In the 1990s, she had triumphs with roles at the Almeida Theatre in Islington, including “Medea” in 1993 (for which she received the Best Actress Tony Award), “Mother Courage” in 1995 and “Who's Afraid of Virginia Woolf?” in 1996. On television she has appeared as Mrs. Danvers in “Rebecca” (winning an Emmy Award in the process), as well as the mother-in-law in the PBS production “Moll Flanders”, and as the amateur detective Mrs. Bradley in “The Mrs Bradley Mysteries”.
In this series, first aired in 2000, she played Gladys Mitchell's detective, Dame Beatrice Adela Le Strange Bradley, an eccentric old woman who worked for Scotland Yard as a pathologist. The series was not a critical success and did not return for a second season.
From 1989 until 2003, she hosted the PBS television series “Mystery!”, taking over from Vincent Price, her co-star from “Theatre of Blood”. Her TV career in America has been varied; most famously she starred in her own series “Diana”, but it was not successful.

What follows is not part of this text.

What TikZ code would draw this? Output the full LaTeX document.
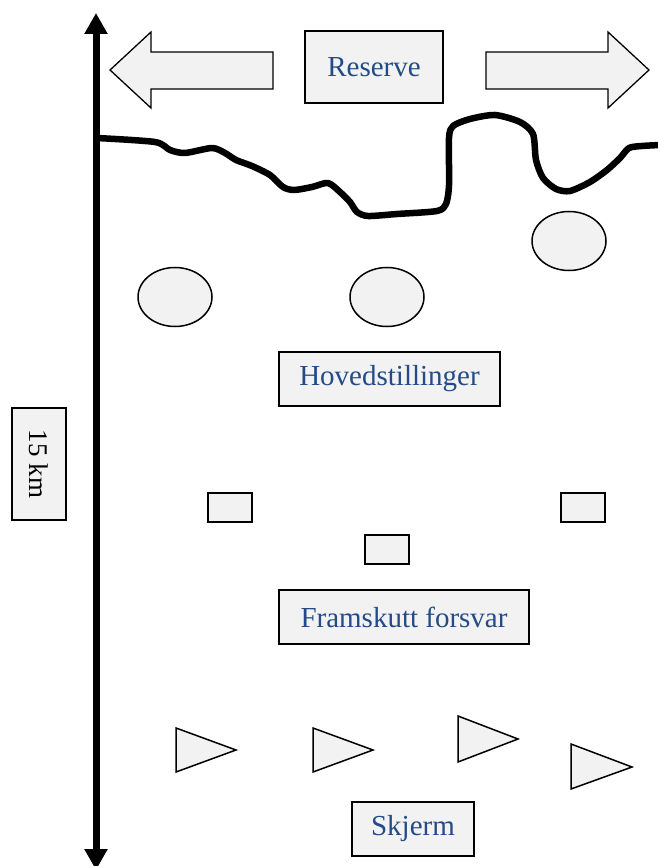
\documentclass[tikz,border=0pt]{standalone}
\usepackage{fontspec}
\setmainfont{Liberation Serif}
\usetikzlibrary{arrows.meta,shapes.geometric}
\definecolor{boxfill}{RGB}{242,242,242}
\definecolor{labelblue}{RGB}{35,75,135}
\tikzset{
  label box/.style={draw=black, line width=1.8pt, fill=boxfill, inner sep=0pt,
    text=labelblue, font=\fontsize{29}{32}\selectfont},
  unit box/.style={draw=black, line width=2pt, fill=boxfill, inner sep=0pt,
    minimum width=44pt, minimum height=29pt},
  unit oval/.style={draw=black, line width=1.5pt, fill=boxfill, ellipse, inner sep=0pt,
    minimum width=74pt, minimum height=59pt},
  big arrow/.style={draw=black, line width=1.3pt, fill=boxfill, line join=miter},
  flag/.style={draw=black, line width=1.5pt, fill=boxfill, line join=miter},
  front line/.style={line width=6.5pt, line cap=round, line join=round},
}
\begin{document}
\begin{tikzpicture}[x=1pt, y=-1pt]
\useasboundingbox (0,0) rectangle (657,866);

% depth axis
\coordinate (axtop) at (96,13);
\coordinate (axbot) at (96,870);
\draw[line width=7pt, {Triangle[length=21pt,width=22pt]}-{Triangle[length=21pt,width=22pt]}] (axtop) -- (axbot);
\node[label box, text=black, rotate=-90, minimum width=112pt, minimum height=54pt,
      font=\fontsize{27}{30}\selectfont] (depth) at (39,464) {15 km};

% reserve and lateral movement arrows
\node[label box, minimum width=138pt, minimum height=72pt] (reserve) at (374,67) {Reserve};
\draw[big arrow] (273,52) -- (151,52) -- (151,32) -- (110,70) -- (151,108) -- (151,89) -- (273,89) -- cycle;
\draw[big arrow] (486,52) -- (608,52) -- (608,32) -- (649,70) -- (608,108) -- (608,89) -- (486,89) -- cycle;

% front line
\draw[front line] plot[smooth, tension=0.45] coordinates {
  (97,138) (155,142) (170,150) (185,153) (212,148) (225,153) (236,160)
  (252,166) (270,175) (283,187) (294,190) (312,187) (328,183) (340,192)
  (350,202) (357,212) (368,216) (397,214) (437,211) (446,204) (449,185)
  (449,138) (453,126) (470,119) (495,115) (520,122) (533,134) (536,160)
  (543,178) (556,189) (570,191) (590,182) (607,170) (620,158) (629,148)
  (642,146) (660,145)};

% main positions
\node[unit oval] (ov1) at (175,297) {};
\node[unit oval] (ov2) at (387,297) {};
\node[unit oval] (ov3) at (569,241) {};
\node[label box, minimum width=221pt, minimum height=54pt] (hoved) at (389.5,379) {Hovedstillinger};

% forward defence
\node[unit box] (fb1) at (229.5,507) {};
\node[unit box] (fb2) at (582.5,507) {};
\node[unit box] (fb3) at (386.5,549) {};
\node[label box, minimum width=250pt, minimum height=54pt] (framskutt) at (404,617) {Framskutt forsvar};

% screen
\draw[flag] (176,728) -- (236,750) -- (176,772) -- cycle;
\draw[flag] (313,728) -- (373,750) -- (313,772) -- cycle;
\draw[flag] (458,716) -- (518,739) -- (458,762) -- cycle;
\draw[flag] (571,744) -- (632,767) -- (571,789) -- cycle;
\node[label box, minimum width=122pt, minimum height=54pt] (skjerm) at (413,829) {Skjerm};
\end{tikzpicture}
\end{document}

Rigg has continued to perform on stage in London. In 2006 she appeared in a drama entitled “Honour” which had a limited but successful run. In 2007 she appeared as Huma Rojo in the Old Vic's production of “All About My Mother,” adapted by Samuel Adamson and based on the film of the same title directed by Pedro Almodóvar. She appeared in 2008 in “The Cherry Orchard” at the Chichester Festival Theatre, returning there in 2009 to star in Noel Coward's “Hay Fever”.
Although she does not consider herself a singer, her performances in “A Little Night Music”, “Follies” and other stage musicals have been well received by audiences and critics alike. She made a highly memorable appearance on the Morecambe and Wise Christmas Show in 1975, in which she played Nell Gwynne in a musical pastiche, joining Eric and Ernie to sing "How Could You Believe Me When I Said I Loved You When You Know I've Been A Liar All My Life?".
She lived with Philip Saville for some time. A marriage to Menachem Gueffen, an Israeli painter, lasted from 1973 to 1976; she was later married to Archibald Stirling, a theatrical producer and former officer in the Scots Guards, from 1982 to 1990. The marriage broke up when Stirling had an affair with the actress Joely Richardson.  By Stirling she has a daughter, the actress Rachael Stirling, who was born in 1977.
Rigg is a Patron of International Care & Relief and was for many years the public face of the charity's child sponsorship scheme. She was also Chancellor of the University of Stirling, being succeeded by James Naughtie when her ten year term of office ended on 31 July 2008.